— Aim —
Below are records; work out how many of their lines contain "with" and give only that number.

— Data shown —
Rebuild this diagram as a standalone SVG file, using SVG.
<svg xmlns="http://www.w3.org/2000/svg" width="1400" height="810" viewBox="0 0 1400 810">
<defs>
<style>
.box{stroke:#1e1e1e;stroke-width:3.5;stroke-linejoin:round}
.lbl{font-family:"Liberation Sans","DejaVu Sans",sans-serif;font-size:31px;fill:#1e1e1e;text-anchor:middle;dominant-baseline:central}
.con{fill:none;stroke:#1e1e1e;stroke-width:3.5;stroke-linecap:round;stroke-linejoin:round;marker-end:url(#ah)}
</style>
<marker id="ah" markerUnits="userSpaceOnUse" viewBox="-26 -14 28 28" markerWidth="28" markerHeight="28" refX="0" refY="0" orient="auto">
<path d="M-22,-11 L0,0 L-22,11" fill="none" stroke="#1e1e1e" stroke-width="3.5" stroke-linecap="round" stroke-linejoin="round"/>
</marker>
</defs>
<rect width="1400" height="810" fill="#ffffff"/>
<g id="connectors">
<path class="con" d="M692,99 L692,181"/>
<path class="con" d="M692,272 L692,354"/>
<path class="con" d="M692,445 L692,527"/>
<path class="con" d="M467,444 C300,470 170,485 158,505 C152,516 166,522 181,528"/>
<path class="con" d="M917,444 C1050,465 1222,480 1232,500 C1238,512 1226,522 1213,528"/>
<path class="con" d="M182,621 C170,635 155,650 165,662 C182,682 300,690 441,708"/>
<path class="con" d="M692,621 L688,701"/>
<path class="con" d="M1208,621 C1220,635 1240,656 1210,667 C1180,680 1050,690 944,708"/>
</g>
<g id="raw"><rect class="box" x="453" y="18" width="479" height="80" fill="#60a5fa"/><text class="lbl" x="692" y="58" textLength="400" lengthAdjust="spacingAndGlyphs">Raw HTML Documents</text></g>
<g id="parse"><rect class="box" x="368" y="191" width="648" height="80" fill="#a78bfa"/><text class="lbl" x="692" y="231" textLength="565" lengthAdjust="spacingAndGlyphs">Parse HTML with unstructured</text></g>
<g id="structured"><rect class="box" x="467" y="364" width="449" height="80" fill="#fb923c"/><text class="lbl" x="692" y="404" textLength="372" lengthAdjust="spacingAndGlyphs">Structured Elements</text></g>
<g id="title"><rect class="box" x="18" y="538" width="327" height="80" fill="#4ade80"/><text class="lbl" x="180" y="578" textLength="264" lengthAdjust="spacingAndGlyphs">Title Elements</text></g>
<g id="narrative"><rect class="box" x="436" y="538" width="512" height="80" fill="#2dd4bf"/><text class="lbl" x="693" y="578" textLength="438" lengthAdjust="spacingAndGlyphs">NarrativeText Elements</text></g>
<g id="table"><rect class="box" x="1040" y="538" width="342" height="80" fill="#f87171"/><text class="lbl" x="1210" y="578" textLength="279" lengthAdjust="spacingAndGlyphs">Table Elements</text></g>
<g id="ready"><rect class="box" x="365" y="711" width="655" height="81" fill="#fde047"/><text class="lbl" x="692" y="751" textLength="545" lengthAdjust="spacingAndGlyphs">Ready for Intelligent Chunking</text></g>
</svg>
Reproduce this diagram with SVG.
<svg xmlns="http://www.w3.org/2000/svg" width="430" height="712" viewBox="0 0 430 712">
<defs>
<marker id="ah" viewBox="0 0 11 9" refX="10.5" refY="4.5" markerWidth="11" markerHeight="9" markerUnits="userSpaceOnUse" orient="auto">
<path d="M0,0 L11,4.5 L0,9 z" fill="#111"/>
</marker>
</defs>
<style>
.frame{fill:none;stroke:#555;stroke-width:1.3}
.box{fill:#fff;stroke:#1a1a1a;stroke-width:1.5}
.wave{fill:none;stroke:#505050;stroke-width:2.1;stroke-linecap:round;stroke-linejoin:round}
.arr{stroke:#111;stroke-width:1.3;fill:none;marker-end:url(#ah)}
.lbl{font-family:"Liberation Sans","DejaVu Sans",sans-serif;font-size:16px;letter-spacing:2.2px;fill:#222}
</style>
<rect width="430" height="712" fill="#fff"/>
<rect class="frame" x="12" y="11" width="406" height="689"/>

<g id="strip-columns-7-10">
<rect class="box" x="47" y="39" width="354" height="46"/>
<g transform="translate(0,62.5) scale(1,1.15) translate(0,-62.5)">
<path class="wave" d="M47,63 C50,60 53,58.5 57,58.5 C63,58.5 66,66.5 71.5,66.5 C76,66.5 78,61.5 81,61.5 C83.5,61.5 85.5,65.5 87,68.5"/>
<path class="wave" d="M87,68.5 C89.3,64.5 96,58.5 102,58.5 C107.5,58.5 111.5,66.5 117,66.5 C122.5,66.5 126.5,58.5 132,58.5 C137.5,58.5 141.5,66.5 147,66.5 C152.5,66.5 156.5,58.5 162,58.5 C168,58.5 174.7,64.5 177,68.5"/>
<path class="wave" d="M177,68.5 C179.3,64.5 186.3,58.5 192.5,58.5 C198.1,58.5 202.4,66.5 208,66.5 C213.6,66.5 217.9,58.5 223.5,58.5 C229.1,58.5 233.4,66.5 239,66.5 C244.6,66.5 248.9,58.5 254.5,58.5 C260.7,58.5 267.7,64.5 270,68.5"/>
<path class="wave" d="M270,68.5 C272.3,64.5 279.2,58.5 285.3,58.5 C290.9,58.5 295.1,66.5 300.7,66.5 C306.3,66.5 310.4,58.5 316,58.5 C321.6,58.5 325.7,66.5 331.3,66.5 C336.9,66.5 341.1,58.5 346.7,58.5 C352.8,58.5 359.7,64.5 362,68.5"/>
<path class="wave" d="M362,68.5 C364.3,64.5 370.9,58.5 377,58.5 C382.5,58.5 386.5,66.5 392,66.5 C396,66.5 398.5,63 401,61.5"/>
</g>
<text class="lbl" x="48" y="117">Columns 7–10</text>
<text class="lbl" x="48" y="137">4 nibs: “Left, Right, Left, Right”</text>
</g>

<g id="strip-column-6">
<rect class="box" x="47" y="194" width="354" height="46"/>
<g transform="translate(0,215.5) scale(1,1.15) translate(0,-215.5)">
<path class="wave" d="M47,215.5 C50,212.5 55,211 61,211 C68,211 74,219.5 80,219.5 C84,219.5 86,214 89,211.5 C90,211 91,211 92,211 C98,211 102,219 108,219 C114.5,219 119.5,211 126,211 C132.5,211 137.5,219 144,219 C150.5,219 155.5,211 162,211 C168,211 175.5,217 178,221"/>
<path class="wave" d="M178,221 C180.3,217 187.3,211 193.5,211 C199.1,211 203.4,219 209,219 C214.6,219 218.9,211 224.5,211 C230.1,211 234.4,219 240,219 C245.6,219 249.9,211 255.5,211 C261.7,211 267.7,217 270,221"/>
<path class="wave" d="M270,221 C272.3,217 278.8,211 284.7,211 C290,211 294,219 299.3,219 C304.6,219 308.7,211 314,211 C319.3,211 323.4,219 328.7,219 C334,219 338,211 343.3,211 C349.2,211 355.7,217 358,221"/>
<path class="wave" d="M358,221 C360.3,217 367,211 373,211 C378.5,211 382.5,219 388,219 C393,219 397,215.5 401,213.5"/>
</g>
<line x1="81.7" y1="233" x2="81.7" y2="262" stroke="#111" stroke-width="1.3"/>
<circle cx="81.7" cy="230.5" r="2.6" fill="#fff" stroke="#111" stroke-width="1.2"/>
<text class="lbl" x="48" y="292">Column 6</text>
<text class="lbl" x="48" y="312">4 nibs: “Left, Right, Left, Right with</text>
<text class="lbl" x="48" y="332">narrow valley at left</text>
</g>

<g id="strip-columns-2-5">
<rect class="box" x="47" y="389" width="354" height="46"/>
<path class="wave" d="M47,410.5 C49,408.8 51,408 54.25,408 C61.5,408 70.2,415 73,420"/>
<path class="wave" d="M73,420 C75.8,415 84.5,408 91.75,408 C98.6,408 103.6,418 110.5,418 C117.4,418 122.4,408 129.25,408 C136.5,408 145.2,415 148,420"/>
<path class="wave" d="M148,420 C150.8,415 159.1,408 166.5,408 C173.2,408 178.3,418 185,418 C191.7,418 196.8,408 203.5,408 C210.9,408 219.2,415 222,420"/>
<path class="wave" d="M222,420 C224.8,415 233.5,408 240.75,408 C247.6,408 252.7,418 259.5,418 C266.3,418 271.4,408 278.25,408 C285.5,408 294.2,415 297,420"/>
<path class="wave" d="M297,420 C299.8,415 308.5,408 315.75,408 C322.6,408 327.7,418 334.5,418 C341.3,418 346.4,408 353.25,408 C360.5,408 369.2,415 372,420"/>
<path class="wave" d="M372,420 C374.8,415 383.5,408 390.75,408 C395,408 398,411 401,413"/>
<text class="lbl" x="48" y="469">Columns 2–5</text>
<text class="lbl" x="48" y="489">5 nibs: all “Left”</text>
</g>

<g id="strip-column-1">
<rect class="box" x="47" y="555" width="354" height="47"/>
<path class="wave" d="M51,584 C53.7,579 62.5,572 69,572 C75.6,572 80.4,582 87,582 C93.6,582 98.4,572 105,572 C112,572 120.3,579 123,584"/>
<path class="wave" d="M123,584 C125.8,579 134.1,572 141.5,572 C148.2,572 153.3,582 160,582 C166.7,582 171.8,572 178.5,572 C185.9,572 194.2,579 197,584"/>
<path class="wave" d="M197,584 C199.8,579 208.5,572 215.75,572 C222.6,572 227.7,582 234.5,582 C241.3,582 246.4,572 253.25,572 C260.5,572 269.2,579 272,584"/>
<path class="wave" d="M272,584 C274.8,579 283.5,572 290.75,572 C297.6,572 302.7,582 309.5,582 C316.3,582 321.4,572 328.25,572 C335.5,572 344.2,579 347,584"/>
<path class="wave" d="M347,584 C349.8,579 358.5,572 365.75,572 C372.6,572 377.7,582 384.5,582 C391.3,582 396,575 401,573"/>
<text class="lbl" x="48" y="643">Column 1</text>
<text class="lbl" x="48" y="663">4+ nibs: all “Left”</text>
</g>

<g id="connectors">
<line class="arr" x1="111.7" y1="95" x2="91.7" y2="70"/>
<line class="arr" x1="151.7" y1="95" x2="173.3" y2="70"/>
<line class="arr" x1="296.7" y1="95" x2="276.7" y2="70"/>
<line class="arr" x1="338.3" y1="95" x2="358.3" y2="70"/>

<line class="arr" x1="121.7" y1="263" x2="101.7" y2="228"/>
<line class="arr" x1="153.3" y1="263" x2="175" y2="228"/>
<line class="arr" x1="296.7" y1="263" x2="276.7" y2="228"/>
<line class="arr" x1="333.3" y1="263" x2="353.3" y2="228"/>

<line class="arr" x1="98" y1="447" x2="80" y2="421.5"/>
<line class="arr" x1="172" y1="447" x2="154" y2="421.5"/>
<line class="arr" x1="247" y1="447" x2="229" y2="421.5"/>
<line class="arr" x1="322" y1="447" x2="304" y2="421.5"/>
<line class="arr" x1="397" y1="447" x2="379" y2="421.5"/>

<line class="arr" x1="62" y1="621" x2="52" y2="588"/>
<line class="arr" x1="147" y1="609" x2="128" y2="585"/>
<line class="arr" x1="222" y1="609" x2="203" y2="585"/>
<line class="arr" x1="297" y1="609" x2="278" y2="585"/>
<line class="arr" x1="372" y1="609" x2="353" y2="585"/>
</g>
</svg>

— Output below —
3